Respondent contends that extending the stay “will best serve the interests of judicial
economy,” by avoiding “parallel litigation of core issues” and avoiding the risk of “inconsistent
holdings on a matter of international importance.” Respondent’s Motion at 2-3; Respondent’s
Opposition at 13-14. As the court previously noted, the issues are not likely to overlap to an
extent which would render the parallel proceedings inefficient. Cf. Naegele v. Albers, 355 F.
Supp. 2d 129, 141 (D.D.C. 2005) (granting a stay pending arbitration proceedings after finding
that claims were “dependent on the outcome of the” dispute being arbitrated, and that “sever[ing]
them into separate proceedings” would “frustrate” the “policy reasons for [statutory] mandatory
arbitration of fee disputes”). Further, staying this proceeding for an indefinite period will not
promote judicial efficiency. See DSMC, Inc. v. Convera Corp., 273 F. Supp. 2d 14, 31 (D.D.C.
2002) (“Postponing the resolution of the issues raised in this case for some indefinite time does
not comport with the efficient and timely judicial resolution of matters before the federal
courts.”).
For all of the foregoing reasons, the court finds that the interests weigh in favor of
U.S. Securities and Exchange Commission v.

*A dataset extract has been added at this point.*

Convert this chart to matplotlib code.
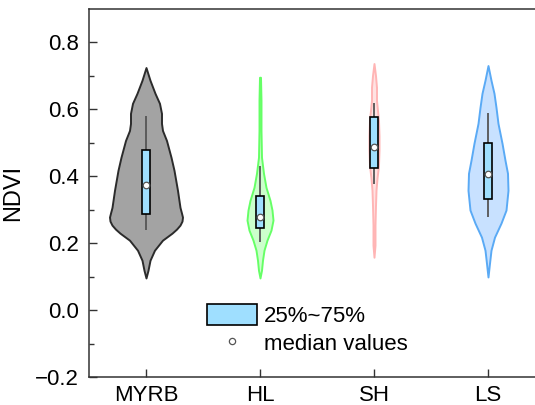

Deloitte Touche Tohmatsu CPA LTD. 12
terminating the stay.
CONCLUSION
It is, therefore, this 4th day of March, 2013,
ORDERED that Petitioner’s Motion to Lift the Stay (Document No. 36) is GRANTED;
and it is
FURTHER ORDERED that Respondent’s Motion to Extend the Stay (Document No.
43) is DENIED; and it is
FURTHER ORDERED that the parties shall appear before the undersigned at 2:30 p.m.
on Wednesday, March 13, 2013 for a hearing with respect to the merits of the pending
Application for Order Requiring Compliance with Subpoena (Document No. 37).